STATED TASK: Each line of the material must be returned exactly.

* * * * * * * * *

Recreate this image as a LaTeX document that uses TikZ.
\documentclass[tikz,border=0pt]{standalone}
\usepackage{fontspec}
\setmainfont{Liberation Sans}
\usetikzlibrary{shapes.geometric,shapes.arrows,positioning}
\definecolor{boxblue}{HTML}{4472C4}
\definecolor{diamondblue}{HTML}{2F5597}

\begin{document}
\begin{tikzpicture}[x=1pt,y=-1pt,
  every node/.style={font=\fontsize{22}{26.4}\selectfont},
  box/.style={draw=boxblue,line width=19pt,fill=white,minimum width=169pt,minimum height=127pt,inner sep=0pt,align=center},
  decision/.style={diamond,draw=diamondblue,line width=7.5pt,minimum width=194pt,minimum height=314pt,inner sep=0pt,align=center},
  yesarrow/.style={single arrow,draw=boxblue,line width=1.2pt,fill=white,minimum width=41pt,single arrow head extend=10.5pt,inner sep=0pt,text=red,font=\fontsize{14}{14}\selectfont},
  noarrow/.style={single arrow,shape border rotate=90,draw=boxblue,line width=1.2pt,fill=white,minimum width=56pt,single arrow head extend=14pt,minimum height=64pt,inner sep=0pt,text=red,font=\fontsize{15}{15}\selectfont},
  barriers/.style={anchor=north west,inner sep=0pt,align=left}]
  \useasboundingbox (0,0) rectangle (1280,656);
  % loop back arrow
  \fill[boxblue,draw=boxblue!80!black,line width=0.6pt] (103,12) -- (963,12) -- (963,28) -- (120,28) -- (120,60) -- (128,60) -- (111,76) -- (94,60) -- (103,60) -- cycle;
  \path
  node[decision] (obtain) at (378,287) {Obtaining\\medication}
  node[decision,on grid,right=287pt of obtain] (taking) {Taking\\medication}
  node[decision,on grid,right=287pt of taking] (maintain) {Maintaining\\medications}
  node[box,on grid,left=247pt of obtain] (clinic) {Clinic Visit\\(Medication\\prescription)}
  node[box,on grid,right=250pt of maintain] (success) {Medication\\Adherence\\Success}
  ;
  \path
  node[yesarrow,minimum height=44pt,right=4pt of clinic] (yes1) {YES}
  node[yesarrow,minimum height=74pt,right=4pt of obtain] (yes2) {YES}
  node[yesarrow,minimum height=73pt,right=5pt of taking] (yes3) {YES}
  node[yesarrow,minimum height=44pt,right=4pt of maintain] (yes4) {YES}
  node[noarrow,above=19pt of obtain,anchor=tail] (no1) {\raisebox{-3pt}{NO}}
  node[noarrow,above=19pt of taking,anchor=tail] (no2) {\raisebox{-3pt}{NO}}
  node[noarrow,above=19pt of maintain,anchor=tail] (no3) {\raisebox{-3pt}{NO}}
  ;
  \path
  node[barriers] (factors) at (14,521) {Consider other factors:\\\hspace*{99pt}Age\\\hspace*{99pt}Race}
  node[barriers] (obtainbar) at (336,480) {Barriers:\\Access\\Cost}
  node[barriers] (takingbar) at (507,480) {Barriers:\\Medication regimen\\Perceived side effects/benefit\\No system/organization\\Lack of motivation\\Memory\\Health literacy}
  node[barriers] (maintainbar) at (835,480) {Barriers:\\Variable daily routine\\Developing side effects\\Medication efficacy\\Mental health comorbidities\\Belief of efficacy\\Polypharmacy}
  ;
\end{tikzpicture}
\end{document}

* * * * * * * * *

RESPONSE TO THE EXERCISE:
Recreate this image as a LaTeX document that uses TikZ.
\documentclass[tikz,border=0pt]{standalone}
\usepackage{fontspec}
\setmainfont{Liberation Sans}
\usetikzlibrary{shapes.geometric,shapes.arrows,positioning}
\definecolor{boxblue}{HTML}{4472C4}
\definecolor{diamondblue}{HTML}{2F5597}

\begin{document}
\begin{tikzpicture}[x=1pt,y=-1pt,
  every node/.style={font=\fontsize{22}{26.4}\selectfont},
  box/.style={draw=boxblue,line width=19pt,fill=white,minimum width=169pt,minimum height=127pt,inner sep=0pt,align=center},
  decision/.style={diamond,draw=diamondblue,line width=7.5pt,minimum width=194pt,minimum height=314pt,inner sep=0pt,align=center},
  yesarrow/.style={single arrow,draw=boxblue,line width=1.2pt,fill=white,minimum width=41pt,single arrow head extend=10.5pt,inner sep=0pt,text=red,font=\fontsize{14}{14}\selectfont},
  noarrow/.style={single arrow,shape border rotate=90,draw=boxblue,line width=1.2pt,fill=white,minimum width=56pt,single arrow head extend=14pt,minimum height=64pt,inner sep=0pt,text=red,font=\fontsize{15}{15}\selectfont},
  barriers/.style={anchor=north west,inner sep=0pt,align=left}]
  \useasboundingbox (0,0) rectangle (1280,656);
  % loop back arrow
  \fill[boxblue,draw=boxblue!80!black,line width=0.6pt] (103,12) -- (963,12) -- (963,28) -- (120,28) -- (120,60) -- (128,60) -- (111,76) -- (94,60) -- (103,60) -- cycle;
  \path
  node[decision] (obtain) at (378,287) {Obtaining\\medication}
  node[decision,on grid,right=287pt of obtain] (taking) {Taking\\medication}
  node[decision,on grid,right=287pt of taking] (maintain) {Maintaining\\medications}
  node[box,on grid,left=247pt of obtain] (clinic) {Clinic Visit\\(Medication\\prescription)}
  node[box,on grid,right=250pt of maintain] (success) {Medication\\Adherence\\Success}
  ;
  \path
  node[yesarrow,minimum height=44pt,right=4pt of clinic] (yes1) {YES}
  node[yesarrow,minimum height=74pt,right=4pt of obtain] (yes2) {YES}
  node[yesarrow,minimum height=73pt,right=5pt of taking] (yes3) {YES}
  node[yesarrow,minimum height=44pt,right=4pt of maintain] (yes4) {YES}
  node[noarrow,above=19pt of obtain,anchor=tail] (no1) {\raisebox{-3pt}{NO}}
  node[noarrow,above=19pt of taking,anchor=tail] (no2) {\raisebox{-3pt}{NO}}
  node[noarrow,above=19pt of maintain,anchor=tail] (no3) {\raisebox{-3pt}{NO}}
  ;
  \path
  node[barriers] (factors) at (14,521) {Consider other factors:\\\hspace*{99pt}Age\\\hspace*{99pt}Race}
  node[barriers] (obtainbar) at (336,480) {Barriers:\\Access\\Cost}
  node[barriers] (takingbar) at (507,480) {Barriers:\\Medication regimen\\Perceived side effects/benefit\\No system/organization\\Lack of motivation\\Memory\\Health literacy}
  node[barriers] (maintainbar) at (835,480) {Barriers:\\Variable daily routine\\Developing side effects\\Medication efficacy\\Mental health comorbidities\\Belief of efficacy\\Polypharmacy}
  ;
\end{tikzpicture}
\end{document}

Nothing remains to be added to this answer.